Monsanto is once again looking to bolster its agriculture business through deals with European chemical giants, according to multiple reports.
The St. Louis-based seed and pesticide producer last year made multiple bids to acquire Swiss rival Syngenta only to be rebuffed each time.
Amid a continued wave of consolidation in the industry, however, Reuters reported that Monsanto discussed a possible transaction with Bayer, while Bloomberg added this week that Monsanto also talked with fellow German company BASF.
Syngenta was long seen as a potential target for corporate inversion by Monsanto — a controversial practice that allows U.S. companies to incorporate in lower-tax nations. Officials with the Swiss company responded that the bid undervalued the company; it eventually agreed to a sale to China’s state-owned ChemChina.

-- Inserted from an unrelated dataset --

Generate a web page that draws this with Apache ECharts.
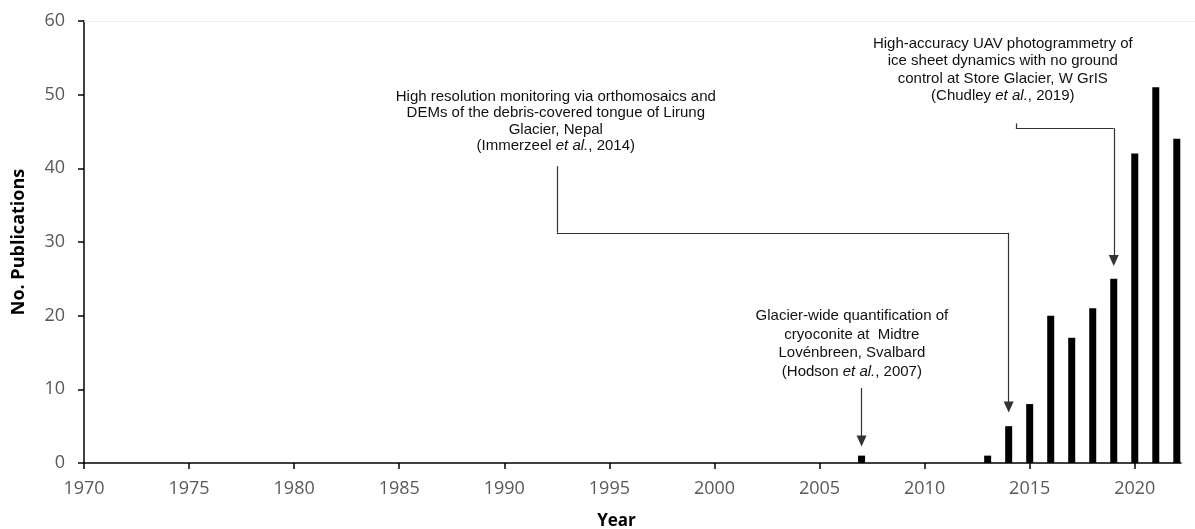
<!DOCTYPE html>
<html>
<head>
<meta charset="utf-8">
<script src="https://cdn.jsdelivr.net/npm/echarts@6/dist/echarts.min.js"></script>
<style>
  html, body { margin: 0; padding: 0; background: #fff; }
  #chart { width: 1195px; height: 529px; }
</style>
</head>
<body>
<div id="chart"></div>
<script>
// publications per year
const years = [2007, 2013, 2014, 2015, 2016, 2017, 2018, 2019, 2020, 2021, 2022];
const counts = [1, 1, 5, 8, 20, 17, 21, 25, 42, 51, 44];

const hodsonText = 'Glacier-wide quantification of\ncryoconite at  Midtre\nLovénbreen, Svalbard\n(Hodson {i|et al.}, 2007)';
const immerzeelText = 'High resolution monitoring via orthomosaics and\nDEMs of the debris-covered tongue of Lirung\nGlacier, Nepal\n(Immerzeel {i|et al.}, 2014)';
const chudleyText = 'High-accuracy UAV photogrammetry of\nice sheet dynamics with no ground\ncontrol at Store Glacier, W GrIS\n(Chudley {i|et al.}, 2019)';

const chart = echarts.init(document.getElementById('chart'));

const annFont = 'Liberation Sans, Arial, sans-serif';
const axisFont = 'Open Sans, sans-serif';

function note(text, coord, lh) {
  return {
    coord: coord,
    symbol: 'rect',
    symbolSize: 0,
    label: {
      show: true,
      position: 'inside',
      formatter: text,
      align: 'center',
      verticalAlign: 'middle',
      color: '#111',
      fontFamily: annFont,
      fontSize: 15,
      lineHeight: lh,
      rich: {
        i: { fontStyle: 'italic', fontFamily: annFont, fontSize: 15, lineHeight: lh, color: '#111' }
      }
    }
  };
}

// segment helper, arrow = true puts a triangle at the end
function seg(a, b, arrow) {
  return [
    { coord: a, symbol: 'none' },
    { coord: b, symbol: arrow ? 'triangle' : 'none' }
  ];
}

const option = {
  animation: false,
  grid: { left: 84, right: 14, top: 21, bottom: 66, containLabel: false, outerBoundsMode: 'none' },
  xAxis: {
    type: 'value',
    min: 1970,
    max: 2022.2,
    interval: 5,
    name: 'Year',
    nameLocation: 'middle',
    nameGap: 50,
    nameTextStyle: { fontFamily: axisFont, fontWeight: 'bold', fontSize: 17, color: '#000', padding: [0, 32, 0, 0] },
    axisLine: { lineStyle: { color: '#000', width: 1.5 } },
    axisTick: { show: true, length: 6, lineStyle: { color: '#000', width: 1.5 } },
    axisLabel: { fontFamily: axisFont, fontSize: 18, color: '#595959', margin: 17, showMaxLabel: false, formatter: v => String(v) },
    splitLine: { show: false }
  },
  yAxis: {
    type: 'value',
    min: 0,
    max: 60,
    interval: 10,
    name: 'No. Publications',
    nameLocation: 'middle',
    nameGap: 56,
    nameTextStyle: { fontFamily: axisFont, fontWeight: 'bold', fontSize: 18, color: '#000' },
    axisLine: { show: true, lineStyle: { color: '#000', width: 1.5 } },
    axisTick: { show: true, length: 6, lineStyle: { color: '#000', width: 1.5 } },
    axisLabel: { fontFamily: axisFont, fontSize: 18, color: '#595959', margin: 19 },
    splitLine: { show: false }
  },
  series: [{
    type: 'bar',
    barWidth: 7,
    itemStyle: { color: '#000' },
    data: years.map((y, i) => [y, counts[i]]),
    markLine: {
      silent: true,
      symbol: ['none', 'none'],
      symbolSize: [10, 11],
      label: { show: false },
      lineStyle: { color: '#333', width: 1.2, type: 'solid' },
      data: [
        seg([2007, 10.2], [2007, 3.0], true),
        seg([1992.5, 40.3], [1992.5, 31.25], false),
        seg([1992.5, 31.25], [2014, 31.25], false),
        seg([2014, 31.25], [2014, 7.6], true),
        seg([2014.34, 46.1], [2014.34, 45.45], false),
        seg([2014.34, 45.45], [2019, 45.45], false),
        seg([2019, 45.45], [2019, 27.5], true),
        [{ yAxis: 60, x: 84, symbol: 'none', lineStyle: { color: '#ececec', width: 1 } }, { yAxis: 60, x: 1195, symbol: 'none' }]
      ]
    },
    markPoint: {
      silent: true,
      data: [
        note(hodsonText, [2006.54, 16.15], 18.5),
        note(immerzeelText, [1992.45, 46.35], 16.5),
        note(chudleyText, [2013.72, 53.35], 17.5)
      ]
    }
  }]
};

chart.setOption(option);
</script>
</body>
</html>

Monsanto nonetheless hoped to pursue additional consolidation amid high industry inventories, lagging currencies and struggling commodity prices that hindered spending by farmers.
Reuters reported that the sale of Bayer’s crop science unit could fetch more than $30 billion. Bayer is second to Syngenta in the crop protection market and would fit with Monsanto’s seed business, the world’s largest.
Monsanto was also reportedly open to discussions about joint ventures with Bayer. The German company is not actively shopping its crop division, but further meetings are reportedly scheduled for next month.
Bloomberg, meanwhile, reported that BASF, the world’s largest chemical company, was Monsanto’s preferred merger target.
Their recent talks surrounded two crop science units — including a division focused on cotton production — and could also include either outright purchases or joint ventures.